Last night was actually mad.(the emotions I felt.)

Well, I really liked this guy and he told me (over msn) that he was probably going to move to France after he'd done his exams, for like forever.
Yeah, let's say I was upset.
I didn't know wtf to do. He went and I was speaking to other people and they were all saying I should talk to him soon and I was thinking off doing it next week. Then he came back and I just thought why not do it now? I have the whole weekend till i see him.
So I did...
He rejected me but I actually felt so happy (now I'm kinda sad)and I actually don't like him in that way now, just mates but it hurts.
We are still mates though, which is awesome as he's a great guy.
(That reminds me, need to change my background because it reminded me of him.)

Anyhoo, it kinda sucks but at least now I can move on. I just don't want everyone at college to find out coz it's embrassing enough.
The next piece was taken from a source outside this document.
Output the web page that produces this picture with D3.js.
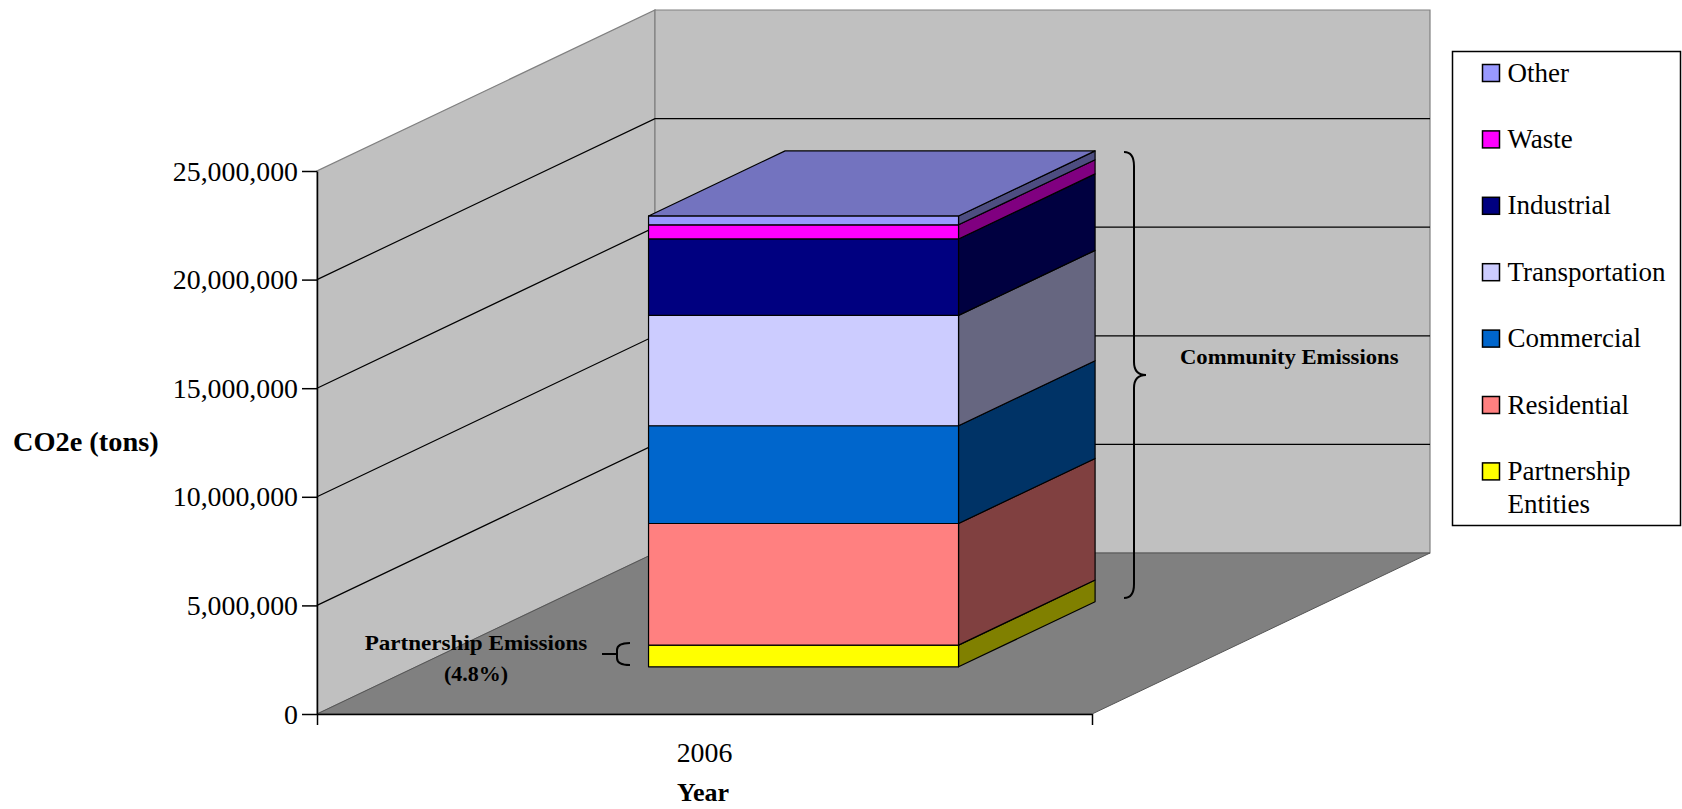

I was actually going to post a blog on what a funny time we had at college yesterday, but I think this deserves it more, hehe.
I just wish I'd of told him earlier, that's what I think I should do next time I like a guy.

---
Y'know what's weird...before September (when I became mates with Joe) I was actually waiting to meet a guy and then when I really started to like him, I wished I hadn't of meet him yet..if that makes sense.
Blooming Typical!

I'm not looking forward to monday when I'll see him.